Schema Transfer Schema Transfer

Regardless of where you deploy the module, the procedure is the same at client and server: place the module in an existing module directory, such as /etc/vast/modules, or tell VAST in your vast.yaml configuration file where to look for additional modules via the module-dirs key:

vast:
module-dirs:
- path/to/modules

At the server, restart VAST and you're ready to go. Or just spin up a new client and ingest the CSV with richer typing:

vast import csv < foo.csv

Map events to schemas

For some input formats, such as JSON and CSV, VAST requires an existing schema to find the corresponding type definition and use higher-level types.

There exist two ways to tell VAST how to map events to schemas:

  1. Field Matching: by default, VAST checks every new record whether there exists a corresponding schema where the record fields match. If found, VAST automatically assigns the matching schema.
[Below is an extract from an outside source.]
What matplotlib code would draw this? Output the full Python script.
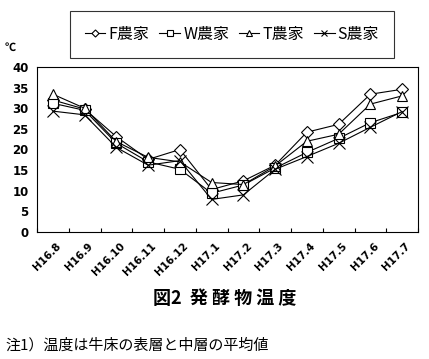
import matplotlib
matplotlib.use("Agg")
import matplotlib.pyplot as plt
import numpy as np

plt.rcParams['font.family'] = ['Noto Sans CJK JP', 'DejaVu Sans']

months = ["H16.8", "H16.9", "H16.10", "H16.11", "H16.12", "H17.1",
          "H17.2", "H17.3", "H17.4", "H17.5", "H17.6", "H17.7"]
f_farm = [32.0, 29.8, 23.1, 17.6, 20.0, 10.3, 12.4, 16.2, 24.2, 26.1, 33.4, 34.6]
w_farm = [31.2, 29.5, 21.5, 17.0, 15.2, 9.4, 11.4, 15.5, 19.3, 22.7, 26.5, 29.0]
t_farm = [33.4, 30.0, 21.9, 18.1, 17.0, 12.0, 11.5, 16.0, 22.0, 23.7, 31.0, 33.0]
s_farm = [29.3, 28.4, 20.5, 16.2, 17.3, 7.9, 9.0, 15.2, 18.3, 21.5, 25.4, 29.2]
series = [("F農家", f_farm, "D"), ("W農家", w_farm, "s"),
          ("T農家", t_farm, "^"), ("S農家", s_farm, "x")]

fig = plt.figure(figsize=(4.29, 3.59), dpi=100)
ax = fig.add_axes([37/429, 1-232/359, 381/429, 165/359])
x = np.arange(len(months))
sizes = {"D": 6, "s": 7, "^": 7.5, "x": 8}
for name, vals, mk in series:
    ax.plot(x, vals, color="black", lw=0.8, marker=mk, ms=sizes[mk],
            mfc="white", mec="black", mew=0.8, label=name)

ax.set_xlim(-0.5, len(months) - 0.5)
ax.set_ylim(0, 40)
ax.set_yticks(range(0, 41, 5))
ax.set_yticklabels([str(v) for v in range(0, 41, 5)], fontsize=8.5,
                   fontweight="bold", family="DejaVu Sans")
ax.set_xticks(np.arange(-0.5, len(months) - 0.5 + 0.01, 1), minor=False)
ax.set_xticklabels([])
ax.tick_params(axis="x", direction="in", length=3, width=0.8)
ax.tick_params(axis="y", direction="out", length=0, pad=6)
for i, m in enumerate(months):
    ax.text(i + 0.1, -2.2, m, rotation=45, ha="right", va="top",
            fontsize=7.5, fontweight="bold", family="DejaVu Sans",
            rotation_mode="anchor")
for s in ax.spines.values():
    s.set_linewidth(0.8)

fig.text(5/429, 1-47/359, "℃", fontsize=8, fontweight="bold",
         ha="left", va="center")

leg = fig.legend(loc="center", bbox_to_anchor=(232/429, 1-34.5/359), ncol=4,
                 frameon=True, fancybox=False, edgecolor="black",
                 fontsize=11.5, handlelength=1.3, handletextpad=0.2,
                 columnspacing=0.6, borderpad=0.95, markerscale=0.6)
leg.get_frame().set_linewidth(0.8)

fig.text(225/429, 1-298/359, "図2  発 酵 物 温 度", fontsize=13,
         fontweight="bold", ha="center", va="center")
fig.text(5/429, 1-345/359, "注1）温度は牛床の表層と中層の平均値", fontsize=10.8,
         ha="left", va="center")

fig.savefig("out.png", dpi=100)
    The --type=PREFIX option makes it possible to restrict the set of candidate schemas to type names with a given prefix, in case there exist multiple schemas with identical field names. "Prefix" here means up to a dot delimiter or a full type name, e.g., suricata or suricata.dns are valid prefixes, but neither suricat nor suricata.d.

    Performance Boost

    In case the prefix specified by --type yields exactly one possible candidate schema, VAST can operate substantially faster. The reason is that VAST disambiguates multiple schemas by comparing their normalized representation, which works by computing hash of the list of sorted field names and comparing it to the hash of the candidate types.
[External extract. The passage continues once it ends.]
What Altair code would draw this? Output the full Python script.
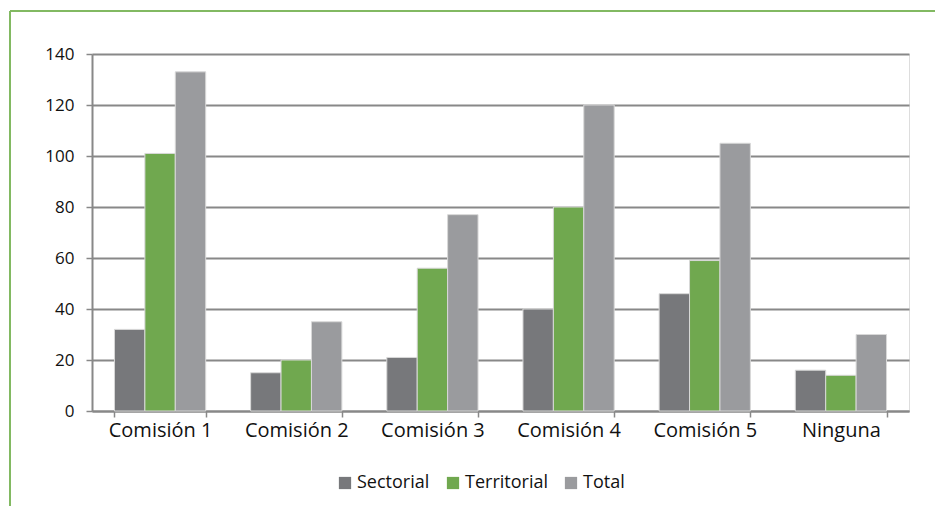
import altair as alt
import pandas as pd

categories = ["Comisión 1", "Comisión 2", "Comisión 3", "Comisión 4", "Comisión 5", "Ninguna"]
series = ["Sectorial", "Territorial", "Total"]
sectorial = [32, 15, 21, 40, 46, 16]
territorial = [101, 20, 56, 80, 59, 14]
total = [133, 35, 77, 120, 105, 30]
colors = ["#77787b", "#70a84f", "#9a9b9e"]

rows = []
for i, c in enumerate(categories):
    for s, vals in zip(series, [sectorial, territorial, total]):
        rows.append({"cat": c, "serie": s, "valor": vals[i]})
df = pd.DataFrame(rows)

W, H = 817, 357
PAD_R, PAD_B = 26, 95
FONT = "Open Sans"
FRAME = "#82b962"

bars = alt.Chart(df).mark_bar(stroke="#d8d8d8", strokeWidth=1).encode(
    x=alt.X("cat:N", sort=categories, title=None,
            scale=alt.Scale(paddingInner=0.33, paddingOuter=0.165),
            axis=alt.Axis(labelAngle=0, labelFontSize=20, labelFont=FONT, labelColor="#111",
                          tickBand="extent", tickSize=6, tickColor="#888", tickWidth=1.5,
                          domainColor="#888", domainWidth=2, labelPadding=3, grid=False,
                          gridOpacity=0)),
    xOffset=alt.XOffset("serie:N", sort=series, scale=alt.Scale(paddingInner=0, paddingOuter=0)),
    y=alt.Y("valor:Q", title=None,
            scale=alt.Scale(domain=[0, 140], nice=False),
            axis=alt.Axis(values=[0, 20, 40, 60, 80, 100, 120, 140], labelFontSize=17, labelFont=FONT,
                          labelColor="#111", tickSize=6, tickColor="#888", tickWidth=1.5,
                          domainColor="#888", domainWidth=2, gridColor="#888", gridWidth=2,
                          labelPadding=12)),
    color=alt.Color("serie:N", sort=series,
                    scale=alt.Scale(domain=series, range=colors),
                    legend=alt.Legend(title=None, orient="none", direction="horizontal",
                                      legendX=244, legendY=420, symbolType="square",
                                      symbolSize=150, symbolStrokeWidth=0, labelFontSize=18,
                                      labelFont=FONT, labelColor="#111", columnPadding=14,
                                      labelOffset=3)),
)

one = pd.DataFrame({"a": [0]})
top_line = alt.Chart(one).mark_rule(color=FRAME, strokeWidth=2, clip=False).encode(
    x=alt.value(-82), x2=alt.value(W + PAD_R), y=alt.value(-43)
)
left_line = alt.Chart(one).mark_rule(color=FRAME, strokeWidth=2, clip=False).encode(
    x=alt.value(-82), y=alt.value(-43), y2=alt.value(H + PAD_B)
)

chart = alt.layer(top_line, left_line, bars).properties(
    width=W, height=H,
    autosize=alt.AutoSizeParams(type="none"),
    padding={"left": 84, "top": 46, "right": PAD_R, "bottom": PAD_B},
).configure_view(stroke="transparent", strokeWidth=0).configure_axisX(
    grid=False, gridOpacity=0
).configure(background="white")

chart.save("out.html", embed_options={"renderer": "svg", "actions": False})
  2. Selector Specification: some events have a dedicated field to indicate the type name of a particular event. For example, Suricata EVE JSON records have an event_type field that contains flow, dns, smb, etc., to signal what object structure to expect.

    To designate a selector field, use the --selector=FIELD:PREFIX option to specify a colon-separated field-name-to-schema-prefix mapping, e.g., vast import json --selector=event_type:suricata reads the value from the field event_type and prefixes it with suricata. to look for a corresponding schema.